Cerca de ahí, ahorcado de por sí por una maraña de cables, cuya cantidad de hilos e interconexiones asombran aun cuando el insulto a la vista es de lo más común en nuestra demarcación, un enorme y frondosísimo laurel de la India (sí, sorpresa, ese mismo que se conoce desde la antigua Roma), de belleza inaudita, expandido a sus anchas en la esquina de Miguel Laurent y Fresas, en plena colonia Tlacoquemécatl Del Valle, está en riesgo ahora mismo de ser cercenado por la vorágine inmobiliaria, esa misma que atropella costumbres originarias, gentrifica (y con ello expulsa a las personas que no forman parte de una élite), encarece desproporcionadamente zonas con buena ubicación para una ciudad complicada y, lo peor, es depredadora.

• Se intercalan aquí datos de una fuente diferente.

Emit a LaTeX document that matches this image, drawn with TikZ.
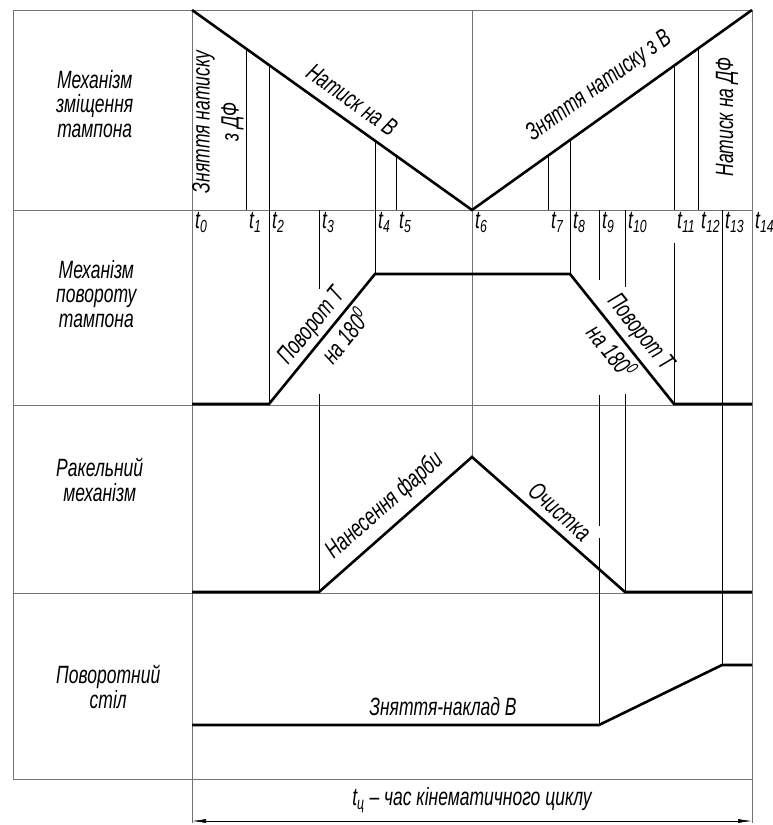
\documentclass[tikz,border=0pt]{standalone}
\usepackage{fontspec}
\newfontfamily\gost{Liberation Sans}[FakeStretch=0.7]
\usetikzlibrary{arrows.meta, positioning, calc}

\begin{document}
\begin{tikzpicture}[
  x=1pt, y=-1pt,
  every node/.style={font=\gost\itshape\fontsize{25}{24.5}\selectfont, inner sep=2pt},
  frame/.style={draw=black!55, line width=0.9pt},
  tl/.style={draw=black, line width=0.55pt},
  law/.style={draw=black, line width=2.6pt},
  tlab/.style={anchor=north west, inner sep=1pt, xshift=2pt},
  rowlab/.style={anchor=west, align=center, inner sep=0pt},
  vlab/.style={rotate=90, align=center, font=\gost\itshape\fontsize{25}{29}\selectfont},
  dim/.style={{Latex[length=14pt,width=4pt]}-{Latex[length=14pt,width=4pt]}, line width=0.55pt},
]
\useasboundingbox (0,0) rectangle (773,825);

% table frame
\draw[frame] (13,10) rectangle (752,779);
\foreach \y in {210,405,593} \draw[frame] (13,\y) -- (752,\y);
\draw[frame] (192,10) -- (192,823);
\draw[frame] (752,779) -- (752,823);
\draw[frame] (472,10) -- (472,457);

% row titles
\node[rowlab] (rpad)   at (56,104) {Механізм\\зміщення\\тампона};
\node[rowlab] (rturn)  at (56,294) {Механізм\\повороту\\тампона};
\node[rowlab] (rrakel) at (56,480) {Ракельний\\механізм};
\node[rowlab] (rtable) at (56,687) {Поворотний\\стіл};

% time marks
\foreach \i/\x in {0/192,1/246,2/269,3/319,4/375,5/396,6/472,7/548,8/570,9/599,10/625,11/674,12/698,13/722,14/752}{
  \coordinate (t\i) at (\x,210);
  \node[tlab] (lab\i) at (\x,211) {t\textsubscript{\i}};
}

% thin time lines
\draw[tl] (246,48.6) -- (t1);
\draw[tl] (269,65) -- (269,404);
\draw[tl] (t3) -- (319,289) (319,394) -- (319,592);
\draw[tl] (375,140.7) -- (375,274);
\draw[tl] (396,155.7) -- (t5);
\draw[tl] (548,155.7) -- (t7);
\draw[tl] (570,140) -- (570,274);
\draw[tl] (t9) -- (599,280) (599,395) -- (599,526) (599,538) -- (599,725);
\draw[tl] (t10) -- (625,287) (625,394) -- (625,592);
\draw[tl] (674,65.7) -- (t11) (674,243) -- (674,404);
\draw[tl] (698,48.6) -- (t12);
\draw[tl] (t13) -- (722,665);

% pad shift
\coordinate (a0) at (192,10);
\coordinate (a1) at (472,210);
\coordinate (a2) at (752,10);
\draw[law] (a0) -- node[sloped, above=8pt, pos=.53] (pressB) {Натиск на В}
  (a1) -- node[sloped, above=12pt, pos=.51] (releaseB) {Зняття натиску з В} (a2);
\node[vlab] (releaseDF) at (218,122) {Зняття натиску\\з ДФ};
\node[vlab] (pressDF) at (727,117) {Натиск на ДФ};

% pad turn
\coordinate (b0) at (192,404);
\coordinate (b1) at (269,404);
\coordinate (b2) at (375,274);
\coordinate (b3) at (570,274);
\coordinate (b4) at (674,404);
\coordinate (b5) at (752,404);
\draw[law] (b0) -- (b1)
  -- node[sloped, above=1pt, pos=.52] (turnA) {Поворот Т}
     node[sloped, below=1pt, pos=.6] (degA) {на 180\textsuperscript{0}} (b2)
  -- (b3)
  -- node[sloped, above=3pt, pos=.54] (turnB) {Поворот Т}
     node[sloped, below=1pt, pos=.52] (degB) {на 180\textsuperscript{0}} (b4)
  -- (b5);

% squeegee
\coordinate (c0) at (192,592);
\coordinate (c1) at (319,592);
\coordinate (c2) at (472,457);
\coordinate (c3) at (625,592);
\coordinate (c4) at (752,592);
\draw[law] (c0) -- (c1)
  -- node[sloped, above=6pt, pos=.52] (ink) {Нанесення фарби} (c2)
  -- node[sloped, above=5pt, pos=.5] (clean) {Очистка} (c3)
  -- (c4);

% rotary table
\coordinate (d0) at (192,725);
\coordinate (d1) at (599,725);
\coordinate (d2) at (722,665);
\coordinate (d3) at (752,665);
\draw[law] (d0) -- (d1) -- (d2) -- (d3);
\node (swapB) at (443,707) {Зняття-наклад В};

% cycle time
\coordinate (e0) at (192,821);
\coordinate (e1) at (752,821);
\draw[dim] (e0) -- (e1);
\node (cycle) at (472,800) {t\textsubscript{ц} – час кінематичного циклу};
\end{tikzpicture}
\end{document}
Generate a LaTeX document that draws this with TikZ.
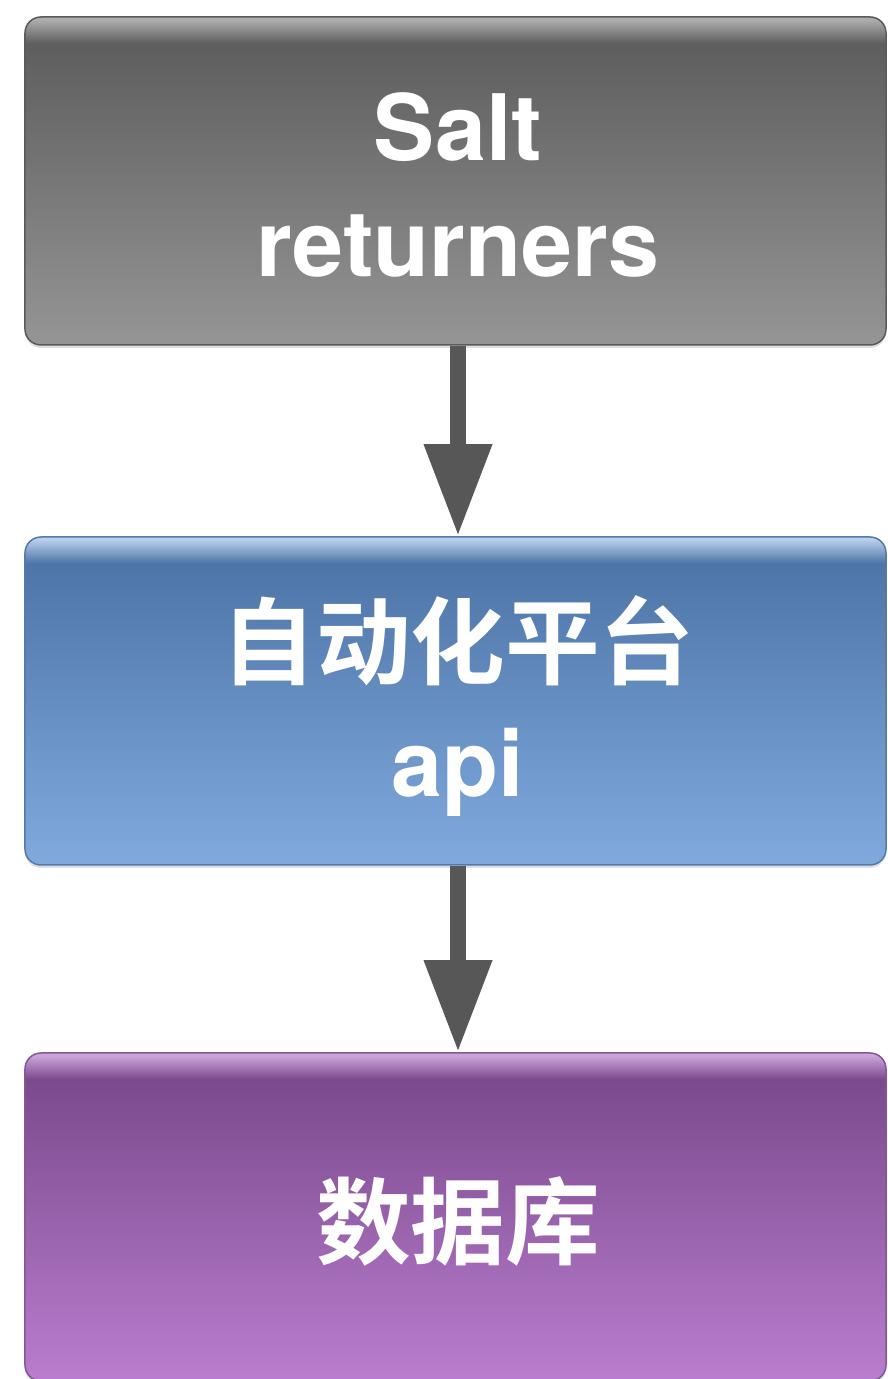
\documentclass[tikz,border=0pt]{standalone}
\usepackage{fontspec}
\setmainfont{TeX Gyre Heros}
\newfontfamily\cjk{Noto Sans CJK SC}[UprightFont=* Bold]
\usetikzlibrary{arrows.meta,shadows}
\definecolor{gA}{HTML}{959595}
\definecolor{gB}{HTML}{5E5E5E}
\definecolor{gC}{HTML}{ADADAD}
\definecolor{bA}{HTML}{80AADE}
\definecolor{bB}{HTML}{4E75A8}
\definecolor{bC}{HTML}{B8CEEA}
\definecolor{pA}{HTML}{BA7DCF}
\definecolor{pB}{HTML}{7B4A8D}
\definecolor{pC}{HTML}{CBA5D8}
\definecolor{grayline}{HTML}{5A5A5A}
\definecolor{blueline}{HTML}{5878A6}
\definecolor{purpleline}{HTML}{85569A}
\definecolor{arrowgray}{HTML}{575757}
\pgfdeclareverticalshading{grayshade}{100bp}{color(0bp)=(gA); color(25bp)=(gA); color(71bp)=(gB); color(74.6bp)=(gC); color(100bp)=(gC)}
\pgfdeclareverticalshading{blueshade}{100bp}{color(0bp)=(bA); color(25bp)=(bA); color(71bp)=(bB); color(74.6bp)=(bC); color(100bp)=(bC)}
\pgfdeclareverticalshading{purpleshade}{100bp}{color(0bp)=(pA); color(25bp)=(pA); color(71bp)=(pB); color(74.6bp)=(pC); color(100bp)=(pC)}
\tikzset{
  box/.style={rectangle, rounded corners=16bp, minimum width=861bp, minimum height=328bp,
    inner sep=0pt, line width=1.5bp,
    drop shadow={shadow xshift=0bp, shadow yshift=-3bp, opacity=0.25}},
  conn/.style={draw=arrowgray, line width=16bp,
    -{Triangle[width=69bp,length=90bp,line width=0pt]}, shorten >=2bp},
  lbl/.style={text=white, inner sep=0pt, font=\fontsize{92}{110}\selectfont\bfseries},
  clbl/.style={text=white, inner sep=0pt, font=\fontsize{95}{110}\selectfont\cjk}
}
\begin{document}
\begin{tikzpicture}[x=1bp,y=1bp]
\useasboundingbox (0,0) rectangle (887,1379);
\fill[white] (0,0) rectangle (887,1379);
% boxes
\node[box, shading=grayshade, draw=grayline] (b1) at (455.5,1198) {};
\node[box, shading=blueshade, draw=blueline] (b2) at (455.5,678) {};
\node[box, shading=purpleshade, draw=purpleline] (b3) at (455.5,162) {};
% connectors
\draw[conn] ([xshift=2.5bp]b1.south) -- ([xshift=2.5bp]b2.north);
\draw[conn] ([xshift=2.5bp]b2.south) -- ([xshift=2.5bp]b3.north);
% texts
\node[lbl, anchor=base] (s1) at (458,1218) {Salt};
\node[lbl, anchor=base] (s2) at (458,1102) {returners};
\node[clbl] (s3) at (458,738) {自动化平台};
\node[lbl, anchor=base] (s4) at (458,582) {api};
\node[clbl] (s5) at (458,157) {数据库};
\end{tikzpicture}
\end{document}
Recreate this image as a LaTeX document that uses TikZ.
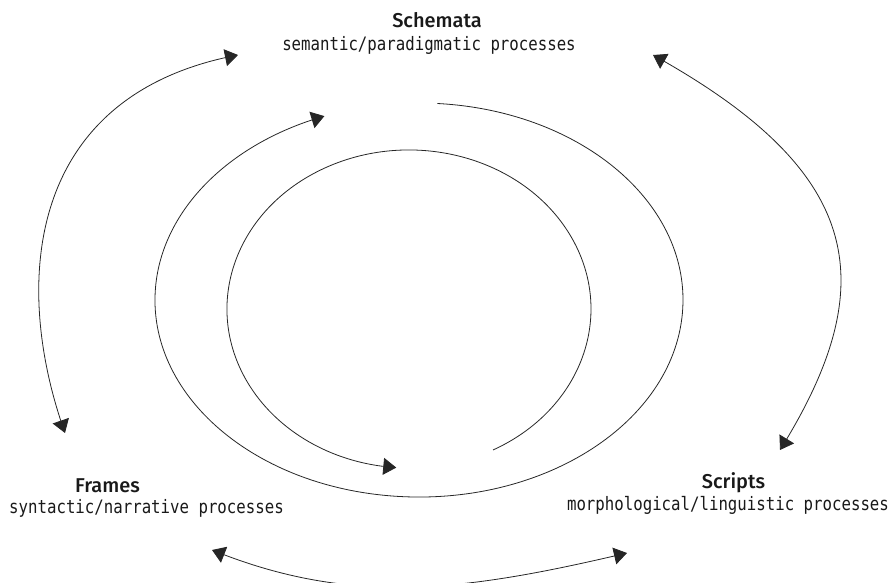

Y es que alguien adquirió la casita roja abandonada frente al imponente ejemplar, cuyas enormes ramas se entrometen como grandes brazos en el terreno de 500 metros cuadrados, y es inminente su demolición para dar lugar, como en los predios aledaños, a un edificio de cuatro niveles y 10 departamentos, según el “aviso de publicitación” que se observa en una de las paredes. En los tiempos en que Tlacoquemécatl era todavía un pueblito, ese inmueble era centro de abastecimiento de la leche subsidiada por el gobierno. Y ya estaba el árbol. Para colmo, en el letrero de plano se advierte que “no se aplica ninguna norma de ordenación general”, y eso implica la desprotección del ejemplar por parte de cualquier autoridad.
El tronco del laurel de la India, cuyo nombre científico es ficus microcarpa, es recto aunque en algunos casos con anchísimas ramas estilizadas desde prácticamente su base, la corteza de color gris, y muy poco rugosa; su copa es muy frondosa. Se trata de una especie dioica, o sea que hay masculinos y femeninos. Sus hojas –muy apreciadas en la gastronomía– son perennes y los ejemplares llegan a medir hasta 10 metros de altura, como es el caso de nuestro árbol. Con los mismos argumentos que sostiene la incongruente Sedema, ese laurel, así sea un solo árbol y no 86, debe ser defendido por el vecindario. Si es que todavía nos queda un cachito de amor por nosotros mismos.